The world of work is constantly evolving because jobs are created and destroyed, a process that is increasingly becoming conspicuous due to significant technological advances, notably in ICT and computing. Invariably, poor national skills profiles hurt the economy, impede the efficient and timely accumulation of advanced or highly technical skills, and potentially degrade job mobility and wage growth. Thus, understanding the structure of the labor market in the context of occupational skills is essential. This paper provides a skills-based characterization of the labor market and assesses how skills are distributed across the working population, emphasizing key gender differences, and highlighting spatial disparities. It also explains the observed gender pay gap using skills-augmented Mincerian regression models and the 2015 Labor Force Survey.
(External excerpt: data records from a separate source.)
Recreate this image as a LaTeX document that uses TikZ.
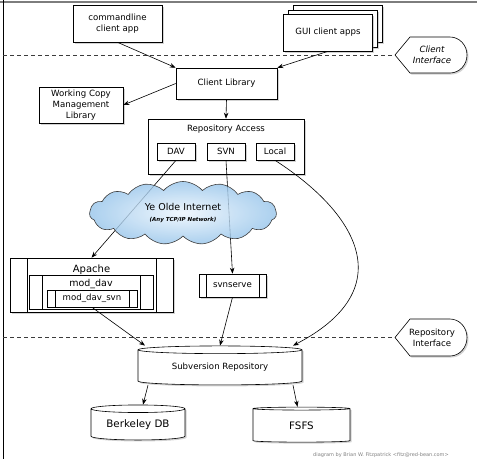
\documentclass[tikz,border=0pt]{standalone}
\usepackage{fontspec}
\setmainfont{DejaVu Sans}
\usetikzlibrary{shapes.geometric, shapes.symbols, shadows, calc, arrows.meta}
\definecolor{cloudin}{RGB}{236,245,253}
\definecolor{cloudout}{RGB}{150,196,234}
\definecolor{framegray}{RGB}{125,125,125}
\definecolor{linegray}{RGB}{60,60,60}
\tikzset{
	box/.style n args={2}{
		draw, fill=white, rectangle, minimum width=#1, minimum height=#2,
		inner sep=0pt, align=center, font=\fontsize{8.6}{11}\selectfont,
		drop shadow={shadow xshift=1.5pt, shadow yshift=-1.5pt, opacity=0.35},
		line width=0.6pt
	},
	subproc/.style={
		draw, fill=white, rectangle, inner sep=0pt, line width=0.6pt,
		path picture={
			\draw[line width=0.6pt] ([xshift=#1]path picture bounding box.north west) -- ([xshift=#1]path picture bounding box.south west);
			\draw[line width=0.6pt] ([xshift=-#1]path picture bounding box.north east) -- ([xshift=-#1]path picture bounding box.south east);
		}
	},
	db/.style n args={3}{
		cylinder, shape border rotate=90, aspect=#3, draw, fill=white,
		minimum width=#1, minimum height=#2, inner sep=0pt, line width=0.6pt,
		drop shadow={shadow xshift=1.5pt, shadow yshift=-1.5pt, opacity=0.35}
	},
	iface/.style={align=center, inner sep=0pt, font=\fontsize{8.6}{11}\selectfont},
	ifshape/.style={draw, fill=white, line width=0.6pt,
		drop shadow={shadow xshift=1.5pt, shadow yshift=-1.5pt, opacity=0.35}},
	sep/.style={draw=linegray, line width=0.7pt, dash pattern=on 4pt off 3pt},
	arr/.style={->, >={Stealth[length=6pt, width=4.5pt]}, line width=0.6pt}
}

\begin{document}
\begin{tikzpicture}[x=1pt, y=-1pt]
\useasboundingbox (0,0) rectangle (477,459);
% frame
\draw[framegray, line width=2pt] (0,1.5) -- (477,1.5);
\draw[line width=0.9pt] (3,0) -- (3,459);
% client side
\node[box={89pt}{37pt}] (cmd) at (117.5,23.5) {commandline\\client app};
\node[box={89pt}{37pt}] (gui3) at (338,24) {};
\node[box={89pt}{37pt}] (gui2) at (333,28.5) {};
\node[box={89pt}{37pt}] (gui) at (328,32.5) {GUI client apps};
\node[box={101pt}{31pt}] (clib) at (226.5,83.5) {Client Library};
\node[box={84pt}{36pt}] (wcml) at (81,105) {Working Copy\\Management\\Library};
\node[box={156pt}{55pt}, label={[anchor=base, yshift=-12.5pt, font=\fontsize{8.6}{10}\selectfont]north:Repository Access}] (ra) at (226,146.5) {};
\node[box={38pt}{17pt}, drop shadow={opacity=0}] (dav) at (176,151.5) {DAV};
\node[box={38pt}{17pt}, drop shadow={opacity=0}] (svn) at (226,151.5) {SVN};
\node[box={38pt}{17pt}, drop shadow={opacity=0}] (local) at (275,151.5) {Local};
% interfaces
\node[iface, font=\fontsize{8.6}{11}\selectfont\itshape] (ci) at (432,55) {\phantom{Client}\\\phantom{Interface}};
\draw[ifshape] ($(ci)+(-37,0)$) -- ++(15,-18) -- ++(40,0) arc[start angle=90, end angle=-90, x radius=17pt, y radius=18pt] -- ++(-40,0) -- cycle;
\node[iface, font=\fontsize{8.6}{11}\selectfont\itshape] at (ci) {Client\\Interface};
\coordinate (cileft) at (3,55);
\coordinate (citip) at ($(ci)+(-37,0)$);
\draw[sep] (cileft) -- (citip);
\node[iface] (ri) at (432,337.5) {\phantom{Repository}\\\phantom{Interface}};
\draw[ifshape] ($(ri)+(-37,0)$) -- ++(15,-18.5) -- ++(40,0) arc[start angle=90, end angle=-90, x radius=17pt, y radius=18.5pt] -- ++(-40,0) -- cycle;
\node[iface] at (ri) {Repository\\Interface};
\coordinate (rileft) at (3,337.5);
\coordinate (ritip) at ($(ri)+(-37,0)$);
\draw[sep] (rileft) -- (ritip);
% servers
\node[subproc=17pt, minimum width=163pt, minimum height=54pt,
	drop shadow={shadow xshift=1.5pt, shadow yshift=-1.5pt, opacity=0.35},
	label={[anchor=base, yshift=-15pt, font=\fontsize{10}{12}\selectfont]north:Apache}] (apache) at (91.5,285) {};
\node[subproc=13pt, minimum width=124pt, minimum height=34pt,
	label={[anchor=base, yshift=-12pt, font=\fontsize{9.5}{11}\selectfont]north:mod\_dav}] (moddav) at (91,292) {};
\node[subproc=8pt, minimum width=90pt, minimum height=17pt, font=\fontsize{8.6}{10}\selectfont] (modsvn) at (92,298.5) {mod\_dav\_svn};
\node[subproc=7pt, minimum width=67pt, minimum height=23pt, font=\fontsize{8.6}{10}\selectfont,
	drop shadow={shadow xshift=1.5pt, shadow yshift=-1.5pt, opacity=0.35}] (svnserve) at (232.5,285.5) {svnserve};
% storage
\node[db={164pt}{39pt}{0.08}, font=\fontsize{8.6}{10}\selectfont] (repo) at (220,367.5) {Subversion Repository};
\node[db={94pt}{35pt}{0.12}, font=\fontsize{10.3}{12}\selectfont] (bdb) at (138,424.5) {Berkeley DB};
\node[db={97pt}{35pt}{0.12}, font=\fontsize{10.3}{12}\selectfont] (fsfs) at (301.5,425.5) {FSFS};
% connectors
\draw[arr] (cmd.south) -- (clib.north west);
\draw[arr] (gui.south) -- (clib.north east);
\draw[arr] (clib.west) -- (wcml.east);
\draw[arr] (clib.south) -- (ra.north);
\draw[arr] (dav.south) -- (apache.north);
\draw[arr] (svn.south) -- (svnserve.north);
\draw[arr] (local.south) .. controls (360,215) and (400,290) .. ([xshift=73pt]repo.north);
\draw[arr] (modsvn.south) -- ([xshift=-75pt]repo.north);
\draw[arr] (svnserve.south) -- (repo.north);
\draw[arr] ([xshift=-72pt]repo.south) -- ([xshift=5pt]bdb.north);
\draw[arr] ([xshift=73pt]repo.south) -- ([xshift=-4pt]fsfs.north);
% the network
\node[cloud, cloud puffs=15, cloud puff arc=100, aspect=3, draw=linegray, line width=0.6pt,
	inner color=cloudin, outer color=cloudout, fill opacity=0.8, text opacity=1,
	minimum width=187pt, minimum height=63pt, align=center, inner sep=0pt] (net) at (183,213)
	{{\fontsize{9.5}{10}\selectfont Ye Olde Internet}\\[-1pt]{\fontsize{5.5}{6}\selectfont\bfseries\itshape (Any TCP/IP Network)}};
\node[font=\fontsize{5}{6}\selectfont, text=gray] (credit) at (381,455) {diagram by Brian W. Fitzpatrick <fitz@red-bean.com>};
\end{tikzpicture}
\end{document}
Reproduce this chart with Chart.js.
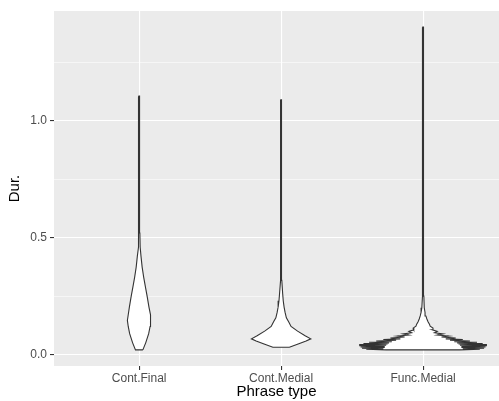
<!DOCTYPE html>
<html>
<head>
<meta charset="utf-8">
<script src="https://cdn.jsdelivr.net/npm/chart.js@4.4.1/dist/chart.umd.min.js"></script>
<style>
  html, body { margin: 0; padding: 0; background: #ffffff; }
  #c { display: block; }
</style>
</head>
<body>
<canvas id="c" width="499" height="401"></canvas>
<script>
// Phrase types shown along the x axis
const categories = ['Cont.Final', 'Cont.Medial', 'Func.Medial'];

// Violin outlines: duration values and the half-width of the density at each value
const finalDur   = [0.020, 0.050, 0.089, 0.120, 0.146, 0.170, 0.203, 0.250, 0.289, 0.330, 0.374, 0.420, 0.460, 0.520, 0.700, 0.900, 1.105];
const finalWidth = [0.026, 0.046, 0.067, 0.077, 0.083, 0.077, 0.069, 0.056, 0.044, 0.032, 0.021, 0.013, 0.007, 0.005, 0.0035, 0.003, 0.002];

const medialDur   = [0.031, 0.045, 0.058, 0.067, 0.080, 0.100, 0.120, 0.140, 0.157, 0.180, 0.203, 0.230, 0.260, 0.317, 0.500, 0.800, 1.089];
const medialWidth = [0.058, 0.120, 0.176, 0.209, 0.169, 0.116, 0.070, 0.053, 0.037, 0.028, 0.021, 0.015, 0.011, 0.005, 0.0035, 0.003, 0.002];

// Function-word durations are coarsely quantised, so their density has many narrow peaks
const funcDur   = [0.020, 0.0225, 0.025, 0.0275, 0.030, 0.0325, 0.035, 0.0375, 0.040, 0.0425, 0.045, 0.0475, 0.050, 0.0525, 0.055, 0.058, 0.061, 0.064, 0.067, 0.071, 0.075, 0.079, 0.083, 0.088, 0.093, 0.099, 0.106, 0.113, 0.121, 0.130, 0.140, 0.152, 0.165, 0.180, 0.200, 0.250, 0.350, 0.600, 1.000, 1.400];
const funcWidth = [0.260, 0.400, 0.280, 0.430, 0.270, 0.440, 0.270, 0.450, 0.260, 0.450, 0.250, 0.420, 0.240, 0.380, 0.220, 0.330, 0.190, 0.280, 0.160, 0.230, 0.130, 0.180, 0.100, 0.140, 0.080, 0.100, 0.065, 0.070, 0.050, 0.045, 0.035, 0.027, 0.020, 0.014, 0.0085, 0.0056, 0.0042, 0.0035, 0.003, 0.002];

// Axis ticks
const yMajorTicks = [0, 0.5, 1.0];
const yMinorTicks = [0.25, 0.75, 1.25];

// Mirror a density profile around its category position into a closed outline
function violin(pos, dur, width) {
  const right = dur.map((v, i) => ({ x: pos + width[i], y: v }));
  const left = dur.map((v, i) => ({ x: pos - width[i], y: v })).reverse();
  const pts = right.concat(left);
  pts.push({ x: pts[0].x, y: pts[0].y });
  return pts;
}

const series = [
  [finalDur, finalWidth],
  [medialDur, medialWidth],
  [funcDur, funcWidth]
];

const datasets = series.map(([dur, width], i) => ({
  label: categories[i],
  data: violin(i + 1, dur, width),
  showLine: true,
  fill: 'shape',
  backgroundColor: '#ffffff',
  borderColor: '#333333',
  borderWidth: 1.1,
  pointRadius: 0,
  pointHoverRadius: 0,
  tension: 0
}));

// Grey panel behind the grid
const panelBackground = {
  id: 'panelBackground',
  beforeDraw(chart) {
    const { ctx, chartArea: a } = chart;
    ctx.save();
    ctx.fillStyle = '#EBEBEB';
    ctx.fillRect(a.left, a.top, a.right - a.left, a.bottom - a.top);
    ctx.restore();
  }
};

const isMajor = v => yMajorTicks.some(t => Math.abs(t - v) < 1e-9);
const tickFont = { family: "'Liberation Sans', Arial, sans-serif", size: 12 };
const titleFont = { family: "'Liberation Sans', Arial, sans-serif", size: 15 };

new Chart(document.getElementById('c'), {
  type: 'scatter',
  data: { datasets },
  plugins: [panelBackground],
  options: {
    responsive: false,
    animation: false,
    devicePixelRatio: 1,
    layout: { padding: { top: 11, right: 0, bottom: 0, left: 0 } },
    plugins: {
      legend: { display: false },
      tooltip: { enabled: false }
    },
    scales: {
      x: {
        type: 'linear',
        min: 0.4,
        max: 3.535,
        afterBuildTicks: s => { s.ticks = categories.map((c, i) => ({ value: i + 1 })); },
        afterFit: s => { s.height = 35; },
        ticks: {
          autoSkip: false,
          maxRotation: 0,
          padding: 1,
          color: '#4D4D4D',
          font: tickFont,
          callback: (v, i) => categories[i]
        },
        grid: {
          color: '#ffffff',
          lineWidth: 1.1,
          drawTicks: true,
          tickLength: 4,
          tickColor: '#333333',
          tickWidth: 1.1
        },
        border: { display: false },
        title: {
          display: true,
          text: 'Phrase type',
          color: '#000000',
          font: titleFont,
          padding: { top: 0, bottom: 0 }
        }
      },
      y: {
        type: 'linear',
        min: -0.049,
        max: 1.469,
        afterBuildTicks: s => {
          s.ticks = yMajorTicks.concat(yMinorTicks).sort((a, b) => a - b).map(v => ({ value: v }));
        },
        afterFit: s => { s.width = 54; },
        ticks: {
          padding: 3,
          color: '#4D4D4D',
          font: tickFont,
          callback: v => (isMajor(v) ? v.toFixed(1) : '')
        },
        grid: {
          color: '#ffffff',
          lineWidth: c => (isMajor(c.tick.value) ? 1.1 : 0.55),
          drawTicks: true,
          tickLength: 4,
          tickColor: c => (isMajor(c.tick.value) ? '#333333' : 'rgba(0,0,0,0)'),
          tickWidth: 1.1
        },
        border: { display: false },
        title: {
          display: true,
          text: 'Dur.',
          color: '#000000',
          font: titleFont,
          padding: { top: 6, bottom: 0 }
        }
      }
    }
  }
});
</script>
</body>
</html>
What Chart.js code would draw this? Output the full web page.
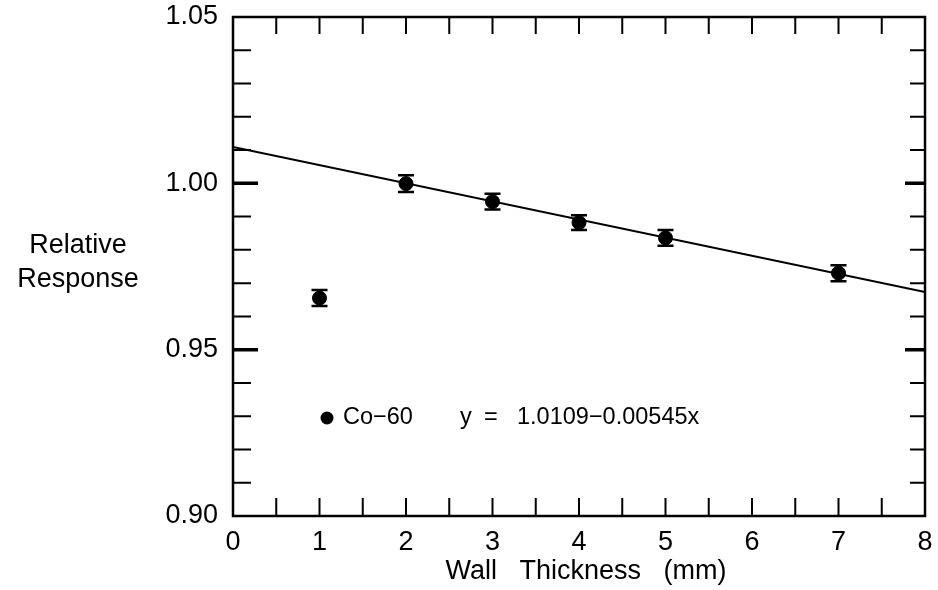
<!DOCTYPE html>
<html>
<head>
<meta charset="utf-8">
<script src="https://cdn.jsdelivr.net/npm/chart.js@4.4.1/dist/chart.umd.min.js"></script>
<style>
  body { margin: 0; background: #fff; }
  canvas { display: block; }
</style>
</head>
<body>
<canvas id="mycanvas" width="938" height="590"></canvas>
<script>
// measured points (Co-60)
var wallThickness = [1, 2, 3, 4, 5, 7];
var relResponse = [0.9655, 0.9999, 0.9945, 0.9882, 0.9836, 0.9730];
var errBar = [0.0024, 0.0025, 0.0024, 0.0022, 0.0024, 0.0024];

// fitted line, end points
var fitX = [0, 8];
var fitY = [1.0109, 0.9673];

var xTicks = [0, 1, 2, 3, 4, 5, 6, 7, 8];
var yTicks = [0.90, 0.95, 1.00, 1.05];

var FONT = "'Liberation Sans', Arial, Helvetica, sans-serif";

var points = [];
for (var i = 0; i < wallThickness.length; i++) {
    points.push({x: wallThickness[i], y: relResponse[i]});
}
var fitLine = [];
for (var j = 0; j < fitX.length; j++) {
    fitLine.push({x: fitX[j], y: fitY[j]});
}

var framePlugin = {
    id: "frame",
    beforeDraw: function(chart){
        var c = chart.ctx;
        c.save();
        c.fillStyle = "#fff";
        c.fillRect(0, 0, chart.width, chart.height);
        c.restore();
    },
    afterDatasetsDraw: function(chart){
        var c = chart.ctx;
        var a = chart.chartArea;
        var xs = chart.scales.x;
        var ys = chart.scales.y;

        c.save();
        c.strokeStyle = "#000";

        // error bars
        c.lineWidth = 2.5;
        for (var i = 0; i < relResponse.length; i++) {
            var px = xs.getPixelForValue(wallThickness[i]);
            var top = ys.getPixelForValue(relResponse[i] + errBar[i]);
            var bot = ys.getPixelForValue(relResponse[i] - errBar[i]);
            c.beginPath();
            c.moveTo(px, top); c.lineTo(px, bot);
            c.moveTo(px - 8, top); c.lineTo(px + 8, top);
            c.moveTo(px - 8, bot); c.lineTo(px + 8, bot);
            c.stroke();
        }

        // frame
        c.lineWidth = 2.5;
        c.strokeRect(a.left, a.top, a.right - a.left, a.bottom - a.top);

        // x ticks, inward, bottom and top
        c.lineWidth = 2;
        for (var v = 0.5; v < 8; v += 0.5) {
            var x = xs.getPixelForValue(v);
            c.beginPath();
            c.moveTo(x, a.bottom); c.lineTo(x, a.bottom - 18);
            c.moveTo(x, a.top); c.lineTo(x, a.top + 17);
            c.stroke();
        }

        // y ticks, inward, left and right
        for (var k = 1; k < 15; k++) {
            var val = 0.90 + k * 0.01;
            var y = ys.getPixelForValue(val);
            var major = (k % 5 === 0);
            c.lineWidth = major ? 3.5 : 2;
            c.beginPath();
            c.moveTo(a.left, y); c.lineTo(a.left + (major ? 25 : 18), y);
            c.moveTo(a.right, y); c.lineTo(a.right - (major ? 20 : 15), y);
            c.stroke();
        }

        // legend inside the plot
        c.fillStyle = "#000";
        c.beginPath();
        c.arc(327, 418, 6.5, 0, Math.PI * 2);
        c.fill();
        c.font = "23.5px " + FONT;
        c.textBaseline = "middle";
        c.textAlign = "left";
        c.fillText("Co\u221260", 343, 418);
        c.fillText("y", 460, 418);
        c.fillText("=", 484, 418);
        c.fillText("1.0109\u22120.00545x", 517, 418);

        // axis titles
        c.font = "27px " + FONT;
        c.textAlign = "center";
        c.fillText("Relative", 78, 246);
        c.fillText("Response", 78, 280);
        c.fillText("Wall   Thickness   (mm)", 586, 572);
        c.restore();
    }
};

var ctx = document.getElementById("mycanvas");

var chart = new Chart(ctx, {
    type: "scatter",
    data: {
        datasets: [
            {
                label: "Co-60",
                data: points,
                backgroundColor: "#000",
                borderColor: "#000",
                pointRadius: 7,
                pointHoverRadius: 7,
                showLine: false
            },
            {
                label: "fit",
                data: fitLine,
                borderColor: "#000",
                borderWidth: 2,
                pointRadius: 0,
                showLine: true,
                fill: false
            }
        ]
    },
    options: {
        responsive: false,
        animation: false,
        events: [],
        layout: { autoPadding: false, padding: { top: 17, right: 13, left: 0, bottom: 0 } },
        plugins: {
            legend: { display: false },
            tooltip: { enabled: false }
        },
        scales: {
            x: {
                type: "linear",
                min: 0,
                max: 8,
                afterFit: function(s){
                    s.height = 74;
                    s.paddingLeft = 0; s.paddingRight = 0;
                },
                afterBuildTicks: function(s){
                    s.ticks = xTicks.map(function(v){ return {value: v}; });
                },
                grid: { display: false, drawTicks: false },
                border: { display: false },
                ticks: {
                    color: "#000",
                    padding: 10,
                    font: { size: 27, family: FONT },
                    callback: function(v){ return String(v); }
                }
            },
            y: {
                type: "linear",
                min: 0.90,
                max: 1.05,
                afterFit: function(s){
                    s.width = 233;
                    s.paddingTop = 0; s.paddingBottom = 0;
                },
                afterBuildTicks: function(s){
                    s.ticks = yTicks.map(function(v){ return {value: v}; });
                },
                grid: { display: false, drawTicks: false },
                border: { display: false },
                ticks: {
                    color: "#000",
                    padding: 15,
                    font: { size: 27, family: FONT },
                    callback: function(v){ return Number(v).toFixed(2); }
                }
            }
        }
    },
    plugins: [framePlugin]
});
</script>
</body>
</html>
Results indicate the following: (1) Six in every ten workers in the Philippines are mostly employed in elementary occupations and the agricultural, forestry, and fishery sectors. The said workers’ occupational skill sets are mostly composed of social and basic skills. (2) Some in-demand jobs in the IT-BPM and manufacturing sectors require specific skills bundles that include analytical skills such as systems analysis, systems evaluation, operations analysis, programming, and technology and design. (3) Hard-to-fill (HTF) jobs, mostly in health and wellness, manufacturing, construction, banking and finance, and IT-BPM, require specific skills. While the average social, basic, and management skills in these jobs are like those of in-demand jobs, the analytical skills required are substantially higher than those of the in-demand jobs. (4) HTF jobs are close to very few jobs that share similar skills sets, an indication of the quality of jobs available and/or being created in the economy. (5) Tertiary education and basic skills (both endowments and returns) narrow the pay gap. (6) Highly specific basic and analytical skills narrow the pay gap as well. Highly specific basic skills include Mathematics and Science while highly specific analytical skills include systems analysis, systems evaluation, operations analysis, programming, and technology and design.